▶ _WORK INSTRUCTIONS_
Extract every line of the material that holds the string "document".

▶ _DATA_
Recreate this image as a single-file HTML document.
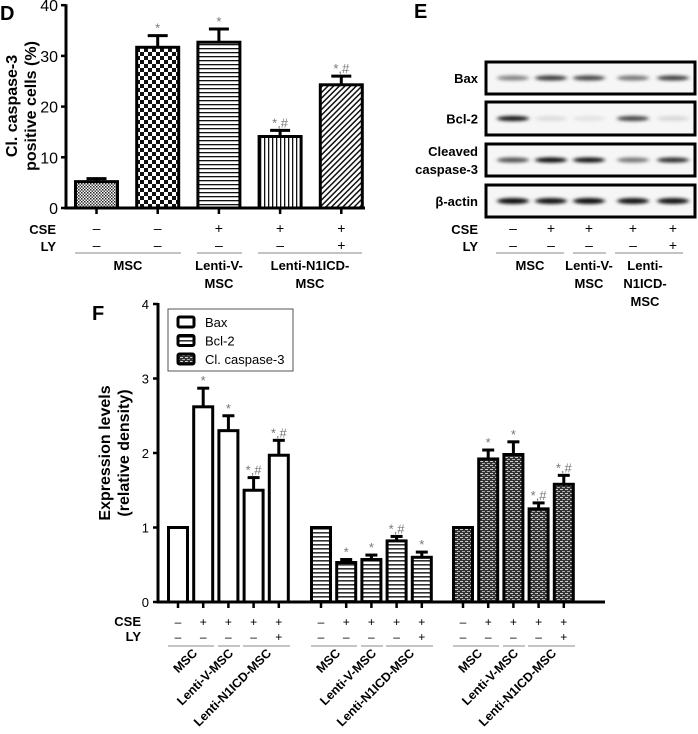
<!DOCTYPE html>
<html><head><meta charset="utf-8"><style>
body{margin:0;background:#fff;}
svg{display:block;font-family:"Liberation Sans",Arial,sans-serif;}
</style></head><body>
<svg id="fig" width="698" height="734" viewBox="0 0 698 734">
<defs>
<pattern id="pFine" width="3" height="3" patternUnits="userSpaceOnUse"><rect width="3" height="3" fill="#fff"/><rect width="1.5" height="1.5" fill="#222"/><rect x="1.5" y="1.5" width="1.5" height="1.5" fill="#444"/></pattern>
<pattern id="pCheck" width="8" height="8" patternUnits="userSpaceOnUse"><rect width="8" height="8" fill="#fff"/><rect width="4" height="4" fill="#111"/><rect x="4" y="4" width="4" height="4" fill="#111"/></pattern>
<pattern id="pHoriz" width="4" height="4" patternUnits="userSpaceOnUse"><rect width="4" height="4" fill="#fff"/><rect y="0" width="4" height="1.3" fill="#111"/></pattern>
<pattern id="pVert" width="4" height="4" patternUnits="userSpaceOnUse"><rect width="4" height="4" fill="#fff"/><rect x="0" width="1.3" height="4" fill="#111"/></pattern>
<pattern id="pDiag" width="4" height="4" patternUnits="userSpaceOnUse" patternTransform="rotate(45)"><rect width="4" height="4" fill="#fff"/><rect width="1.5" height="4" fill="#111"/></pattern>
<pattern id="pHoriz2" width="4" height="4" patternUnits="userSpaceOnUse"><rect width="4" height="4" fill="#fff"/><rect y="0" width="4" height="1.6" fill="#333"/></pattern>
<pattern id="pCasp" width="5" height="4" patternUnits="userSpaceOnUse"><rect width="5" height="4" fill="#333"/><rect x="0" y="1" width="3" height="1" fill="#ccc"/><rect x="2" y="3" width="3" height="1" fill="#aaa"/></pattern>
<filter id="blur" x="-20%" y="-100%" width="140%" height="300%"><feGaussianBlur stdDeviation="2.2 1.6"/></filter>
</defs>
<g id="panelD"></g>
<g id="panelE"></g>
<g id="panelF"></g>
</svg>
<script>
// ---- Panel D data ----
const dCategories = ["MSC","MSC","Lenti-V-MSC","Lenti-N1ICD-MSC","Lenti-N1ICD-MSC"];
const dValues = [5.2, 31.7, 32.7, 14.1, 24.3];
const dErrors = [0.6, 2.3, 2.6, 1.2, 1.7];
const dMarks = ["", "*", "*", "*,#", "*,#"];
const dCSE = ["\u2013","\u2013","+","+","+"];
const dLY = ["\u2013","\u2013","\u2013","\u2013","+"];
const dTicks = [0, 10, 20, 30, 40];
// ---- Panel F data ----
const fSeries = ["Bax","Bcl-2","Cl. caspase-3"];
const fBax = [1, 2.62, 2.30, 1.50, 1.97];
const fBaxErr = [0, 0.25, 0.20, 0.17, 0.20];
const fBcl = [1, 0.53, 0.57, 0.82, 0.60];
const fBclErr = [0, 0.04, 0.06, 0.06, 0.07];
const fCasp = [1, 1.92, 1.98, 1.25, 1.58];
const fCaspErr = [0, 0.12, 0.17, 0.08, 0.12];
const fBaxMarks = ["", "*", "*", "*,#", "*,#"];
const fBclMarks = ["", "*", "*", "*,#", "*"];
const fCaspMarks = ["", "*", "*", "*,#", "*,#"];
const fTicks = [0, 1, 2, 3, 4];
const fCSE = ["\u2013","+","+","+","+"];
const fLY = ["\u2013","\u2013","\u2013","\u2013","+"];
const fLabels = ["MSC","Lenti-V-MSC","Lenti-N1ICD-MSC"];
// ---- Panel E band intensities (0..1) ----
const eRows = ["Bax","Bcl-2","Cleaved caspase-3","\u03b2-actin"];
const eBax = [0.45, 0.75, 0.7, 0.5, 0.72];
const eBcl = [0.9, 0.1, 0.08, 0.7, 0.12];
const eCasp = [0.65, 0.95, 0.92, 0.5, 0.8];
const eActin = [0.95, 0.92, 0.95, 0.92, 0.92];

const NS = "http://www.w3.org/2000/svg";
function mk(parent, tag, attrs, text){
  const e = document.createElementNS(NS, tag);
  for (const k in attrs) e.setAttribute(k, attrs[k]);
  if (text !== undefined) e.textContent = text;
  parent.appendChild(e);
  return e;
}

// ===== Panel D =====
(function(){
  const g = document.getElementById('panelD');
  const y0 = 208, pxPer = 5.07, axX = 66;
  const yD = v => y0 - v * pxPer;
  const xD = i => 96.5 + i * 61.2;
  const pats = ["url(#pFine)","url(#pCheck)","url(#pHoriz)","url(#pVert)","url(#pDiag)"];
  let t = mk(g, 'text', {x: 0, y: 20, 'font-size': 20, 'font-weight': 'bold'}, 'D');
   
  const yl = mk(g, 'text', {transform: 'translate(20,106) rotate(-90)', 'text-anchor': 'middle', 'font-size': 16, 'font-weight': 'bold'});
   
  mk(yl, 'tspan', {x: 0, dy: -3}, 'Cl. caspase-3');
  mk(yl, 'tspan', {x: 0, dy: 19}, 'positive cells (%)');
  mk(g, 'line', {x1: axX, y1: yD(40) - 1, x2: axX, y2: y0 + 1.5, stroke: '#000', 'stroke-width': 3});
  mk(g, 'line', {x1: axX, y1: y0, x2: 365, y2: y0, stroke: '#000', 'stroke-width': 3});
  dTicks.forEach(v => {
    mk(g, 'line', {x1: axX - 5, y1: yD(v), x2: axX, y2: yD(v), stroke: '#000', 'stroke-width': 2.5});
    const tt = mk(g, 'text', {x: 58, y: yD(v) + 6, 'text-anchor': 'end', 'font-size': 16}, String(v));
     
  });
  dValues.forEach((v, i) => {
    const cx = xD(i), w = 42;
    const eb = yD(v + dErrors[i]);
    mk(g, 'line', {x1: cx, y1: eb, x2: cx, y2: yD(v), stroke: '#000', 'stroke-width': 3});
    mk(g, 'line', {x1: cx - 10, y1: eb, x2: cx + 10, y2: eb, stroke: '#000', 'stroke-width': 3});
    const r = mk(g, 'rect', {x: cx - w/2, y: yD(v), width: w, height: y0 - yD(v), fill: pats[i], stroke: '#000', 'stroke-width': 3});
     
    if (dMarks[i]) { const s = mk(g, 'text', {x: cx, y: eb - 3, 'text-anchor': 'middle', 'font-size': 13, fill: '#777'}, dMarks[i]);
        }
    mk(g, 'line', {x1: cx, y1: y0, x2: cx, y2: y0 + 6, stroke: '#000', 'stroke-width': 2.5});
    mk(g, 'text', {x: cx, y: 233, 'text-anchor': 'middle', 'font-size': 14}, dCSE[i]);
    mk(g, 'text', {x: cx, y: 250, 'text-anchor': 'middle', 'font-size': 14}, dLY[i]);
  });
  mk(g, 'text', {x: 56, y: 234, 'text-anchor': 'end', 'font-size': 13, 'font-weight': 'bold'}, 'CSE');
  mk(g, 'text', {x: 56, y: 251, 'text-anchor': 'end', 'font-size': 13, 'font-weight': 'bold'}, 'LY');
  [[75,181],[197,242],[258,362]].forEach(s => mk(g, 'line', {x1: s[0], y1: 253, x2: s[1], y2: 253, stroke: '#888', 'stroke-width': 1}));
  const lab = [[128,['MSC']],[219,['Lenti-V-','MSC']],[310,['Lenti-N1ICD-','MSC']]];
  lab.forEach(l => l[1].forEach((s, j) => {
    const tt = mk(g, 'text', {x: l[0], y: 270 + j * 18, 'text-anchor': 'middle', 'font-size': 13, 'font-weight': 'bold'}, s);
     
  }));
})();

// ===== Panel E =====
(function(){
  const g = document.getElementById('panelE');
  mk(g, 'text', {x: 414, y: 18, 'font-size': 20, 'font-weight': 'bold'}, 'E');
  const boxes = [[62,94],[102,135],[144,176],[185,217]];
  const data = [eBax, eBcl, eCasp, eActin];
  const lanes = [513, 551, 589, 633, 673];
  boxes.forEach((b, r) => {
    mk(g, 'rect', {x: 486, y: b[0], width: 209, height: b[1] - b[0], fill: '#f6f6f6', stroke: '#000', 'stroke-width': 3});
    const cy = (b[0] + b[1]) / 2;
    data[r].forEach((v, i) => {
      const e = mk(g, 'ellipse', {cx: lanes[i], cy: cy, rx: 16, ry: r === 3 ? 3 : 2.6, fill: '#000', 'fill-opacity': v, filter: 'url(#blur)'});
       
    });
    const lines = r === 2 ? ['Cleaved','caspase-3'] : [eRows[r]];
    lines.forEach((s, j) => {
      mk(g, 'text', {x: 478, y: cy + 5 + (lines.length === 2 ? (j ? 9 : -9) : 0), 'text-anchor': 'end', 'font-size': 13, 'font-weight': 'bold'}, s);
    });
  });
  lanes.forEach((x, i) => {
    mk(g, 'text', {x: x, y: 233, 'text-anchor': 'middle', 'font-size': 14}, i > 0 ? '+' : '\u2013');
    mk(g, 'text', {x: x, y: 250, 'text-anchor': 'middle', 'font-size': 14}, dLY[i]);
  });
  mk(g, 'text', {x: 478, y: 234, 'text-anchor': 'end', 'font-size': 13, 'font-weight': 'bold'}, 'CSE');
  mk(g, 'text', {x: 478, y: 251, 'text-anchor': 'end', 'font-size': 13, 'font-weight': 'bold'}, 'LY');
  [[496,564],[573,606],[615,683]].forEach(s => mk(g, 'line', {x1: s[0], y1: 253, x2: s[1], y2: 253, stroke: '#888', 'stroke-width': 1}));
  [[530,['MSC']],[589,['Lenti-V-','MSC']],[645,['Lenti-','N1ICD-','MSC']]].forEach(l => l[1].forEach((s, j) => {
    mk(g, 'text', {x: l[0], y: 270 + j * 18, 'text-anchor': 'middle', 'font-size': 13, 'font-weight': 'bold'}, s);
  }));
})();

// ===== Panel F =====
(function(){
  const g = document.getElementById('panelF');
  const y0 = 602, pxPer = 74.5, axX = 158;
  const yF = v => y0 - v * pxPer;
  const groupStart = [178, 321, 463];
  const xF = (gi, i) => groupStart[gi] + i * 25.2;
  mk(g, 'text', {x: 92, y: 320, 'font-size': 20, 'font-weight': 'bold'}, 'F');
  const yl = mk(g, 'text', {transform: 'translate(113,453) rotate(-90)', 'text-anchor': 'middle', 'font-size': 16, 'font-weight': 'bold'});
   
  mk(yl, 'tspan', {x: 0, dy: -3}, 'Expression levels');
  mk(yl, 'tspan', {x: 0, dy: 19}, '(relative density)');
  mk(g, 'line', {x1: axX, y1: yF(4) - 1, x2: axX, y2: y0 + 1.5, stroke: '#000', 'stroke-width': 3});
  mk(g, 'line', {x1: axX, y1: y0, x2: 605, y2: y0, stroke: '#000', 'stroke-width': 3});
  fTicks.forEach(v => {
    mk(g, 'line', {x1: axX - 5, y1: yF(v), x2: axX, y2: yF(v), stroke: '#000', 'stroke-width': 2.5});
    const tt = mk(g, 'text', {x: 149, y: yF(v) + 5, 'text-anchor': 'end', 'font-size': 13}, String(v));
     
  });
  const series = [[fBax, fBaxErr, fBaxMarks, '#fff'], [fBcl, fBclErr, fBclMarks, 'url(#pHoriz2)'], [fCasp, fCaspErr, fCaspMarks, 'url(#pCasp)']];
  series.forEach((s, gi) => {
    s[0].forEach((v, i) => {
      const cx = xF(gi, i), w = 19;
      if (s[1][i] > 0) {
        const eb = yF(v + s[1][i]);
        mk(g, 'line', {x1: cx, y1: eb, x2: cx, y2: yF(v), stroke: '#000', 'stroke-width': 3});
        mk(g, 'line', {x1: cx - 6, y1: eb, x2: cx + 6, y2: eb, stroke: '#000', 'stroke-width': 3});
      }
      const r = mk(g, 'rect', {x: cx - w/2, y: yF(v), width: w, height: y0 - yF(v), fill: s[3], stroke: '#000', 'stroke-width': 3});
       
      if (s[2][i]) { const m = mk(g, 'text', {x: cx, y: yF(v + s[1][i]) - 3, 'text-anchor': 'middle', 'font-size': 13, fill: '#777'}, s[2][i]);
          }
      mk(g, 'line', {x1: cx, y1: y0, x2: cx, y2: y0 + 6, stroke: '#000', 'stroke-width': 2.5});
      mk(g, 'text', {x: cx, y: 626, 'text-anchor': 'middle', 'font-size': 12}, fCSE[i]);
      mk(g, 'text', {x: cx, y: 641, 'text-anchor': 'middle', 'font-size': 12}, fLY[i]);
    });
    const x0 = xF(gi, 0);
    [[x0 - 10, x0 + 36], [x0 + 40, x0 + 62], [x0 + 65, x0 + 112]].forEach(sg => mk(g, 'line', {x1: sg[0], y1: 646, x2: sg[1], y2: 646, stroke: '#888', 'stroke-width': 1}));
    const ends = [x0 + 20, x0 + 56, x0 + 94];
    fLabels.forEach((lab, j) => {
      const ax = ends[j];
      const tt = mk(g, 'text', {x: ax, y: 654, 'text-anchor': 'end', 'font-size': 12.5, 'font-weight': 'bold', transform: 'rotate(-45 ' + ax + ' 654)'}, lab);
       
    });
  });
  mk(g, 'text', {x: 141, y: 626, 'text-anchor': 'end', 'font-size': 13, 'font-weight': 'bold'}, 'CSE');
  mk(g, 'text', {x: 141, y: 641, 'text-anchor': 'end', 'font-size': 13, 'font-weight': 'bold'}, 'LY');
  // legend
  const lg = mk(g, 'g', {});
   
  mk(lg, 'rect', {x: 168, y: 309, width: 125, height: 62, fill: '#fff', stroke: '#555', 'stroke-width': 1});
  const fills = ['#fff', 'url(#pHoriz2)', 'url(#pCasp)'];
  fSeries.forEach((s, i) => {
    const y = 322 + i * 18.5;
    const sw = mk(lg, 'rect', {x: 178, y: y - 5, width: 16, height: 10, rx: 1.5, fill: fills[i], stroke: '#000', 'stroke-width': 3});
     
    const tt = mk(lg, 'text', {x: 205, y: y + 5, 'font-size': 13}, s);
     
  });
})();
</script>
</body></html>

▶ _COMPLETED TASK_
Recreate this image as a single-file HTML document.
  const e = document.createElementNS(NS, tag);
  const g = document.getElementById('panelD');
  const g = document.getElementById('panelE');
  const g = document.getElementById('panelF');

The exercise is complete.